Planting an indoor herb garden - part 2

Published 03/01/2021
Author: David Crandall

Today is March 1st, and it’s time to give an update. The soil is slowly starting to dry, and hopefully the seeds are starting to germinate. Let’s check in.

Sterilizing the soil again

The top layer of soil was beginning to dry, but not enough to do a full watering/feeding cycle. Instead, I thought it appropriate to sterilize the top layer of soil. Since it has been sitting in a warm-ish location with water, the soil has potential to develop fungus. To help fight this, sterilizing soil with a mixture of hydrogen peroxide and water will help protect the plants as they grow. Using a 4:1 ratio of a 30% hydrogen peroxide product and water in a spray bottle, and lightly misted the soil.

I’m hoping to avoid mold and bugs this entire process. If you recall from my last post, fungus gnats would often force me to place my plants outside, where they would develop all kinds of problems - from other bugs and mold, to ground squirrels digging in the planter box and destroying the plant.

If I can keep the bugs at bay and stay diligent in caring for my plants, they should thrive.

Natural sunlight

My plants have been primarily lit by these LEDs, but I thought it would be appropriate to expose the seedlings and soil to natural sunlight. Luckily, my windowsill gets a fair amount of sunlight throughout the day.

Each day, I turn off the LED lights and place the box under the windowsill for 4-8 hours, then move the box back to the LEDs.

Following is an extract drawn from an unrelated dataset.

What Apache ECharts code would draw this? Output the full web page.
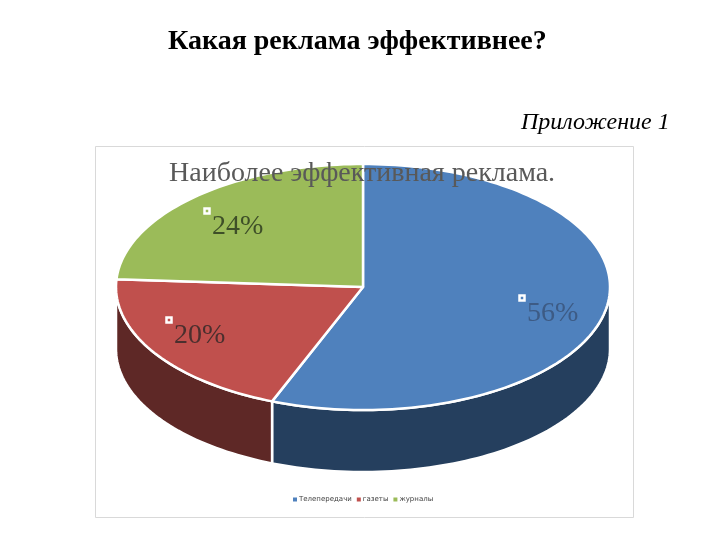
<!DOCTYPE html>
<html><head><meta charset="utf-8">
<style>html,body{margin:0;padding:0;background:#fff}#c{width:720px;height:540px}</style>
<script src="https://cdn.jsdelivr.net/npm/echarts@6/dist/echarts.min.js"></script>
</head><body><div id="c"></div>
<script>
const categories = ["Телепередачи", "газеты", "журналы"];
const shares = [56, 20, 24];
const labelsText = ["56%", "20%", "24%"];

const topColors = ["#4F81BD", "#C0504D", "#9BBB59"];
const wallColors = ["#253F5E", "#5E2826", "#4D5E2C"];
const labelColors = ["#3D5B85", "#4A2F2E", "#3E4F28"];
const anchors = [[522, 298], [169, 320], [207, 211]];
const cx = 363, cy = 287, rx = 247, ry = 123, depth = 62;

const total = shares.reduce((a, b) => a + b, 0);
const starts = [];
shares.reduce((acc, v, i) => { starts[i] = acc; return acc + v; }, 0);

function pt(deg, dy) {
  const a = deg * Math.PI / 180;
  return [cx + rx * Math.sin(a), cy - ry * Math.cos(a) + (dy || 0)];
}
function arc(a0, a1, dy) {
  const n = Math.max(2, Math.ceil(Math.abs(a1 - a0) / 1.5)), out = [];
  for (let i = 0; i <= n; i++) out.push(pt(a0 + (a1 - a0) * i / n, dy));
  return out;
}
function makeRender(i) {
  return function (params, api) {
    const v = api.value(0);
    const a0 = starts[i] / total * 360, a1 = a0 + v / total * 360;
    const children = [];
    const w0 = Math.max(a0, 90), w1 = Math.min(a1, 270);
    if (w1 > w0) {
      children.push({
        type: 'polygon', z2: 1,
        shape: { points: arc(w0, w1, 0).concat(arc(w1, w0, depth)) },
        style: { fill: wallColors[i], stroke: '#fff', lineWidth: 2.5 }
      });
    }
    children.push({
      type: 'polygon', z2: 2,
      shape: { points: [[cx, cy]].concat(arc(a0, a1, 0)) },
      style: { fill: topColors[i], stroke: '#fff', lineWidth: 2.5, lineJoin: 'round' }
    });
    const [mx, my] = anchors[i];
    children.push({
      type: 'rect', z2: 3,
      shape: { x: mx - 2.5, y: my - 2.5, width: 5, height: 5 },
      style: { fill: topColors[i], stroke: '#fff', lineWidth: 2.5 }
    });
    children.push({
      type: 'text', z2: 4, x: mx + 5, y: my + 2,
      style: { text: labelsText[i], fill: labelColors[i],
        font: '28px "Liberation Serif"', textAlign: 'left', textVerticalAlign: 'top' }
    });
    return { type: 'group', children };
  };
}

const chart = echarts.init(document.getElementById('c'), null, { renderer: 'canvas' });
chart.setOption({
  animation: false,
  backgroundColor: '#fff',
  title: [
    { text: 'Какая реклама эффективнее?', left: 163, top: 23, z: 10,
      textStyle: { fontFamily: 'Liberation Serif', fontWeight: 'bold', fontSize: 28, color: '#000' } },
    { text: 'Приложение 1', left: 516, top: 106, z: 10,
      textStyle: { fontFamily: 'Liberation Serif', fontStyle: 'italic', fontWeight: 'normal', fontSize: 24, color: '#000' } },
    { text: 'Наиболее эффективная реклама.', left: 164, top: 155, z: 10,
      textStyle: { fontFamily: 'Liberation Serif', fontWeight: 'normal', fontSize: 28, color: '#595959' } }
  ],
  graphic: [{
    type: 'rect', z: 0, silent: true,
    shape: { x: 95.5, y: 146.5, width: 538, height: 371 },
    style: { fill: '#fff', stroke: '#D9D9D9', lineWidth: 1 }
  }],
  legend: {
    data: categories, left: 288, top: 491, itemWidth: 4, itemHeight: 4, itemGap: 5,
    icon: 'rect',
    textStyle: { fontFamily: 'DejaVu Sans', fontSize: 7, color: '#404040', padding: [0, 0, 0, -3] }
  },
  series: categories.map((name, i) => ({
    type: 'custom', name, coordinateSystem: 'none', z: 2,
    renderItem: makeRender(i),
    itemStyle: { color: topColors[i] },
    data: [[shares[i]]],
    silent: true
  }))
});
</script></body></html>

Now, as you can see in the photo below, my window sill only gives about half the planter box light, so after a few hours, I’ll typically give the planter box a 180 spin as to allow direct sunlight to hit the rest of the seedlings.


I’m not sure if this is doing much of anything, to be honest, but from what I’ve read and have seen on various videos, giving your plants some natural light will give them healthier growth. Again, in a few hours, I'll be rotating this so the other side can get equal amounts of sunlight.

Better labels

This isn’t conducive to good plant growth, but I decided to use actual plant labels instead of cardboard cutouts. For two reasons:

  1. I didn’t really like how they looked
  2. I noticed they were soaking in water, which I felt could be problematic for any nearby seedlings having to compete.

My labels have the name of the herb, the date, and ‘PM’ indicating I planted them in the evening. This allows me to keep track of which section of my planter contains which herb, and helps me to keep track of how long I’ve been tending to them. This helps me ensure they stay on a healthy feeding cycle, and serve as a subtle reminder to be patient and wait for the sprouts to show up.